YOUR INSTRUCTIONS
Exactly retype the lines of the material from its first line to the line with "import * as echarts from 'echarts';", including both.

--- BEGIN SOURCE DATA ---

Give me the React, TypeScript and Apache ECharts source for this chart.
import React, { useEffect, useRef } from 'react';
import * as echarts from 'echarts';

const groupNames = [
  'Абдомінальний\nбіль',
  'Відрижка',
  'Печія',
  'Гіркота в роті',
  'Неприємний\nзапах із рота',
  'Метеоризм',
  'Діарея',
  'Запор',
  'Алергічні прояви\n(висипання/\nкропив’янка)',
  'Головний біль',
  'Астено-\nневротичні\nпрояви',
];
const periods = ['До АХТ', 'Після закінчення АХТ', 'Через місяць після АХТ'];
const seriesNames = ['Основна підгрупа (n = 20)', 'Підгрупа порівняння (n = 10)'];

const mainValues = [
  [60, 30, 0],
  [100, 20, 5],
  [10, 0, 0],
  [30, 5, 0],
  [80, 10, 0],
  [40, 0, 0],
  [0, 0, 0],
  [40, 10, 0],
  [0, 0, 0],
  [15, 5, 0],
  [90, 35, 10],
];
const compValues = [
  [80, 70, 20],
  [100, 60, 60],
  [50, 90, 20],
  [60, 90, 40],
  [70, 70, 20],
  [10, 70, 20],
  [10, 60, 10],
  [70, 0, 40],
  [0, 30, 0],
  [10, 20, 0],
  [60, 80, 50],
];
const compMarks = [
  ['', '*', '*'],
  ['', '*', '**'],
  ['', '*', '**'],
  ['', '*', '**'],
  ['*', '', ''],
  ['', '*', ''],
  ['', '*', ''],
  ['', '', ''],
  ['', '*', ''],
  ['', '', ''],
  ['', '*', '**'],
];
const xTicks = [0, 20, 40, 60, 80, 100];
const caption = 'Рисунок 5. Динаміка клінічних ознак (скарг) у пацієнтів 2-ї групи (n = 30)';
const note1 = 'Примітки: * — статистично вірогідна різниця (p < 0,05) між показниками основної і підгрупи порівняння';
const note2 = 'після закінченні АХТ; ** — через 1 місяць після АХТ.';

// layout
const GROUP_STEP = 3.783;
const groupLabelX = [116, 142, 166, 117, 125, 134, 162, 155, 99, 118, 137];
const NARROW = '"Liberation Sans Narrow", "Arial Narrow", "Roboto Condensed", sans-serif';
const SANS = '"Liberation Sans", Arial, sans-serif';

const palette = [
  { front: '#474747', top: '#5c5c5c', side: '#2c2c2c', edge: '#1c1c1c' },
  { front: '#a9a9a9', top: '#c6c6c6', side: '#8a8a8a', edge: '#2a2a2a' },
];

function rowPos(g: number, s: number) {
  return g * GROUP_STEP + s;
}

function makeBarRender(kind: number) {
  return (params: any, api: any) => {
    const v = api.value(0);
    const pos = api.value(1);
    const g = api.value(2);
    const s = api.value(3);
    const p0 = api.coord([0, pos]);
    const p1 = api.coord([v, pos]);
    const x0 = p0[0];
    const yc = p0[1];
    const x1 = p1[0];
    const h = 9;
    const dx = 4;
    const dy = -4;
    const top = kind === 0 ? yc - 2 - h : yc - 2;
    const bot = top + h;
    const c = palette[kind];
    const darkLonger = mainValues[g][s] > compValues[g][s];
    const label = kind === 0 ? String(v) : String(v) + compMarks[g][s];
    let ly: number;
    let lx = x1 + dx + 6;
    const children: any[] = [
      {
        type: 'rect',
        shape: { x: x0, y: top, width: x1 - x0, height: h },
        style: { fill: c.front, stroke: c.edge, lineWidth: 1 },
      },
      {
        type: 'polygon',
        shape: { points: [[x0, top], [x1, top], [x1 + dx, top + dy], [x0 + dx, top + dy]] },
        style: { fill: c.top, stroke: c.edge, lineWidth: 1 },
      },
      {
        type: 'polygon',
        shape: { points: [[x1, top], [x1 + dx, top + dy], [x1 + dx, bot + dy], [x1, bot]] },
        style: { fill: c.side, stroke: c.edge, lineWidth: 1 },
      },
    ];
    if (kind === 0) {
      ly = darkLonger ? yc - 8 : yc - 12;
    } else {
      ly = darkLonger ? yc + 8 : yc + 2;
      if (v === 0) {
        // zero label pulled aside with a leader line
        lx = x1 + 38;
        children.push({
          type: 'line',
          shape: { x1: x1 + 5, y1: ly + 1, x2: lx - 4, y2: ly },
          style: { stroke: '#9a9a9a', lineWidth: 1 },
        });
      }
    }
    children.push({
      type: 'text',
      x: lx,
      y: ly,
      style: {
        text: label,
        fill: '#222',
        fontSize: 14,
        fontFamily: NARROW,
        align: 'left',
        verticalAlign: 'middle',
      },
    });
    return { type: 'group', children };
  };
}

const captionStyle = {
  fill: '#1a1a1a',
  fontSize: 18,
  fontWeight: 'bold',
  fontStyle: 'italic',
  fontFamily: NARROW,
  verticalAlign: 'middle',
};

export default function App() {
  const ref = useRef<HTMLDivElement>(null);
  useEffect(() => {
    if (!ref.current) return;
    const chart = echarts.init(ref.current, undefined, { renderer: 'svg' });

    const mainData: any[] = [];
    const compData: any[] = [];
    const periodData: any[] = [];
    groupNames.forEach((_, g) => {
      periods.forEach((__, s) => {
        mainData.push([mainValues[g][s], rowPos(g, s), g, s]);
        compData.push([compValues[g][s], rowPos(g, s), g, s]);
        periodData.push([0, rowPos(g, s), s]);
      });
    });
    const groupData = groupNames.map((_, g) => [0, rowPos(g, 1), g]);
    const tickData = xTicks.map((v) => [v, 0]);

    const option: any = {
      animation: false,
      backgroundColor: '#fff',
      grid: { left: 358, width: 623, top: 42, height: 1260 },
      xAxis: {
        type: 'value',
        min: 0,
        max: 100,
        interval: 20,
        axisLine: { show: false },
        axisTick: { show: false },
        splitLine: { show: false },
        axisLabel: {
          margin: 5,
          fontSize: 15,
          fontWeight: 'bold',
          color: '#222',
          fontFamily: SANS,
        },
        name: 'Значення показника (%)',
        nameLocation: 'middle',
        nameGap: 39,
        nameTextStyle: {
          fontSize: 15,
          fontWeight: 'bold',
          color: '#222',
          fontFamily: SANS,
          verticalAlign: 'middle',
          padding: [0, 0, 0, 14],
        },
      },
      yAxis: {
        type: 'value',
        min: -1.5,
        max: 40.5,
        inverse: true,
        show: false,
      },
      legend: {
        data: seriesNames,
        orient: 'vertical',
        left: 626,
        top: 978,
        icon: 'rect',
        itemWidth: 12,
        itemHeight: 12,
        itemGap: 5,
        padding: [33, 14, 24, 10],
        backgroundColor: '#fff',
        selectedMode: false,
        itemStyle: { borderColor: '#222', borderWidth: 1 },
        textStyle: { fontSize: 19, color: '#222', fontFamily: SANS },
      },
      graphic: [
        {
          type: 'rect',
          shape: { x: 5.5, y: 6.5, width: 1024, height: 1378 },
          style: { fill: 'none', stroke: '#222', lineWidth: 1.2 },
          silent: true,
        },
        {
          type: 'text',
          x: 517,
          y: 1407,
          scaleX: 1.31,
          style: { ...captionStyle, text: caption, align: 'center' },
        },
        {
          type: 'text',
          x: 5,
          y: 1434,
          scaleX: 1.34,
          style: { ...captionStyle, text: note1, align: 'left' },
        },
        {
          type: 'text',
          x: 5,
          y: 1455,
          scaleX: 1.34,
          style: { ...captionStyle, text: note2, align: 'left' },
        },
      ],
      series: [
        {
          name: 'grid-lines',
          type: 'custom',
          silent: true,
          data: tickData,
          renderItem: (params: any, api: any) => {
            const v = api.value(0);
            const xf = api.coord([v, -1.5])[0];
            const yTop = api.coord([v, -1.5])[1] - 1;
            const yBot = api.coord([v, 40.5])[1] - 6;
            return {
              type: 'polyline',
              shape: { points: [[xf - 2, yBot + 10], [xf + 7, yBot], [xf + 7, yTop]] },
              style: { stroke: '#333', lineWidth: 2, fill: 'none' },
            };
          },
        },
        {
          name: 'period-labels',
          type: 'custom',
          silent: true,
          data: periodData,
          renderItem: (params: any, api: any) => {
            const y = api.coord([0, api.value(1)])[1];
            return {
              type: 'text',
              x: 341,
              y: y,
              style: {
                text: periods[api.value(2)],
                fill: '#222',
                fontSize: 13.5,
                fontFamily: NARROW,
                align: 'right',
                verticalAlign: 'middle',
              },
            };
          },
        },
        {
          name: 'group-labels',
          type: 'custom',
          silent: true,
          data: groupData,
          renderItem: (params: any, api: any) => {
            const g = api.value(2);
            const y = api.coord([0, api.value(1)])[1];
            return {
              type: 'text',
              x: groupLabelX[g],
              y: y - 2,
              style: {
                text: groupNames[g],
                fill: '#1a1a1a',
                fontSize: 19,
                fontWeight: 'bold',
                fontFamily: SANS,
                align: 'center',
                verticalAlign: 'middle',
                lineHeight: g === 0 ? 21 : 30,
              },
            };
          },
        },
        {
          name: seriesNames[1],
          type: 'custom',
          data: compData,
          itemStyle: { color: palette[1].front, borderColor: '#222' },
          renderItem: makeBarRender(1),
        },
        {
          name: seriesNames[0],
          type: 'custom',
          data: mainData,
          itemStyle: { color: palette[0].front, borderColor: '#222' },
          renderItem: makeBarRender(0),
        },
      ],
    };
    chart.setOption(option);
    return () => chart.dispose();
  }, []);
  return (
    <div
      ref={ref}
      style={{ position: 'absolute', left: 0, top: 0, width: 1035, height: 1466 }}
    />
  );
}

--- END SOURCE DATA ---

EXERCISE ANSWER
Give me the React, TypeScript and Apache ECharts source for this chart.
import React, { useEffect, useRef } from 'react';
import * as echarts from 'echarts';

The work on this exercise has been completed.